Research has shown that humans should no longer be considered poor at smelling. It suggests that your nose can outperform your eyes and ears which can discriminate between several million colours and about half a million tones. 


The sense of smell is closely linked with our memory, and this is probably more than any of our other senses. Those with full olfactory function may be able to think of smells that evoke particular memories; the scent of a perfume can conjure up recollections of a favourite relative or when one was very young.


Dogs have the ability of dogs to follow scent trails and research carried out in 2017  found that we can. We do not have the advantage of the optimised airflow through a dog’s nose. However, if we practice, we could get to the level of a dog’s nose. We can effectively track the trail of freshly baked break from a distance away – try and see how you get on.  


At the University of Pennsylvania, they have carried out collaborative research with a number of institutions, including researchers in Tehran, where the first study showed that smell loss is in fact present. There have been many self-reports of smell loss occurring, but no one has actually given olfactory tests. With COVID-19, it has been found that most people get their sense of smell back.

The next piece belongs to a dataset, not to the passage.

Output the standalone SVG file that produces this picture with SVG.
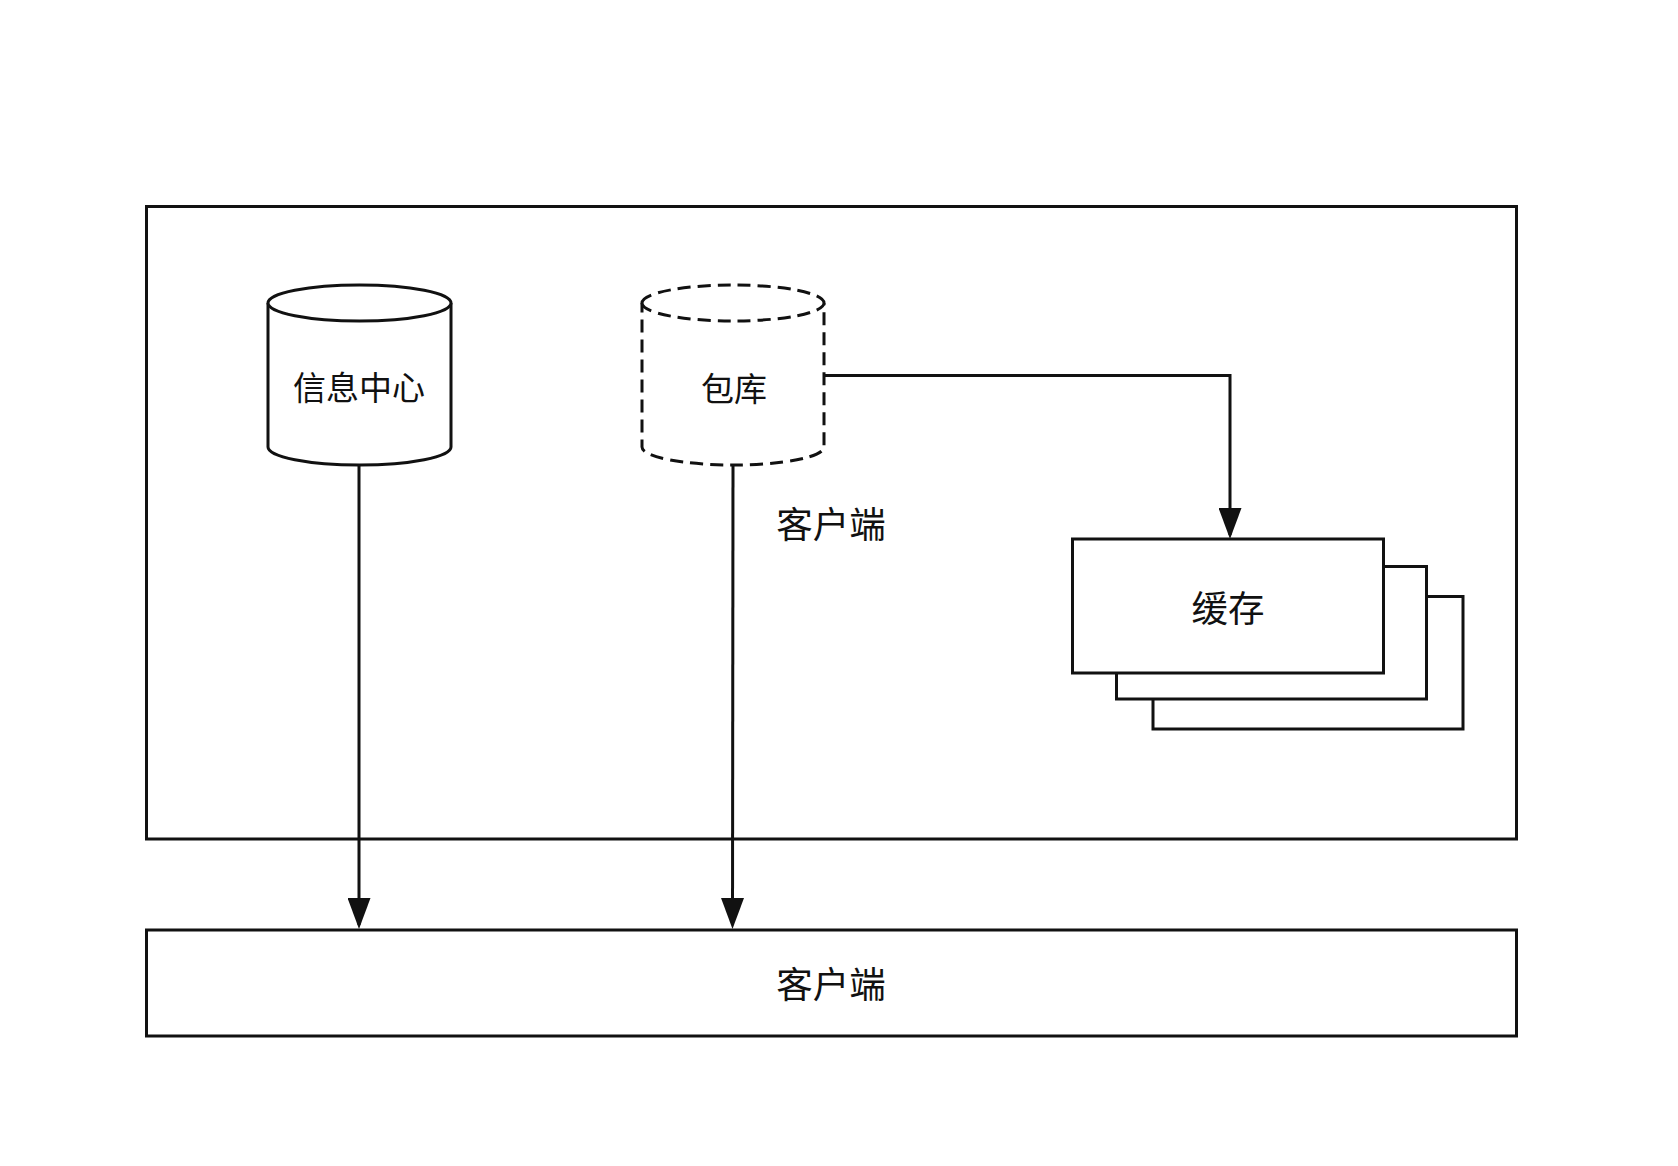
<svg xmlns="http://www.w3.org/2000/svg" width="1678" height="1166" viewBox="0 0 1678 1166">
<style>
.box{fill:#fff;stroke:#111;stroke-width:3}
.cyl{fill:#fff;stroke:#111;stroke-width:3}
.dash{stroke-dasharray:13 7}
.lbl{font-family:"Noto Sans CJK SC","Noto Sans",sans-serif;font-size:33px;fill:#111;text-anchor:middle;dominant-baseline:central}
.big{font-size:36.5px}
.conn{fill:none;stroke:#111;stroke-width:3}
</style>
<defs>
<marker id="arr" viewBox="0 0 31 23" refX="27" refY="11.5" markerWidth="31" markerHeight="23" markerUnits="userSpaceOnUse" orient="auto">
<path d="M0,0 L31,11.5 L0,23 Z" fill="#111"/>
</marker>
</defs>
<rect width="1678" height="1166" fill="#fff"/>
<g id="container">
<rect class="box" x="146.5" y="206.5" width="1370" height="632.5"/>
</g>
<g id="client">
<rect class="box" x="146.5" y="930" width="1370" height="106"/>
<text class="lbl big" x="831" y="982">客户端</text>
</g>
<g id="info-center">
<path class="cyl" d="M268,303 A91.5,18 0 0 1 451,303 L451,447 A91.5,18 0 0 1 268,447 Z"/>
<path class="cyl" fill="none" d="M268,303 A91.5,18 0 0 0 451,303"/>
<text class="lbl" x="359" y="386">信息中心</text>
</g>
<g id="package-repo">
<path class="cyl dash" d="M642,303 A91,18 0 0 1 824,303 L824,447 A91,18 0 0 1 642,447 Z"/>
<path class="cyl dash" fill="none" d="M642,303 A91,18 0 0 0 824,303"/>
<text class="lbl" x="734" y="387">包库</text>
</g>
<g id="client-label">
<text class="lbl big" x="831" y="522">客户端</text>
</g>
<g id="cache">
<rect class="box" x="1153" y="596.5" width="310" height="132.5"/>
<rect class="box" x="1116.5" y="566.5" width="310" height="132.5"/>
<rect class="box" x="1072.5" y="539" width="311" height="134"/>
<text class="lbl big" x="1228" y="606">缓存</text>
</g>
<g id="connectors">
<path class="conn" d="M359,465 L359,925" marker-end="url(#arr)"/>
<path class="conn" d="M733,465 L732.5,925" marker-end="url(#arr)"/>
<path class="conn" d="M824,375.5 L1230,375.5 L1230,535" marker-end="url(#arr)"/>
</g>
</svg>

Studies have shown that within two to four weeks, most people have their sense of smell return, although it would appear not quite to the level they had before. Around 25 percent or more of people with smell loss will experience it long-term. University of Pennsylvania do not know whether it is permanent, but it is quite possible in many cases.

Essential Oils

Essential oils have many different properties. For symptoms such as anxiety, insomnia and aggression, there are some essential oils which are ideal to help to relax and these are chamomile, lavender, vanilla, rose and neroli essential oils

A few drops can be used in your bath or a few drops can be added to a tea light candle before you light it.  Depending on how strong you like it will depend on how much to use, however, start with a couple of drops.

Lavender is an ‘old’ style smell and is great for relaxation. It can help you to relax, and at the same time, it also eases aches and pains, such as headaches.  You can sprinkle four drops on a tissue and inhale deeply for sudden stress.


 Add a few drops of lavender oil to 50 mls of distilled water. This can be put in a 50ml spray bottle which can be purchased from pharmacies.  The spray lasts ages and is always lovely and fresh.  You could keep one in the hall which is handy especially when you are expecting visitors or you just want a fresh and uplifting fragrance.

Sandalwood and nutmeg can also help to relieve some of the effects of stress, but they require to be used along with other techniques.

Patchouli oil helps eliminate anxiety and can lift your mood, and some say that it is also an aphrodisiac.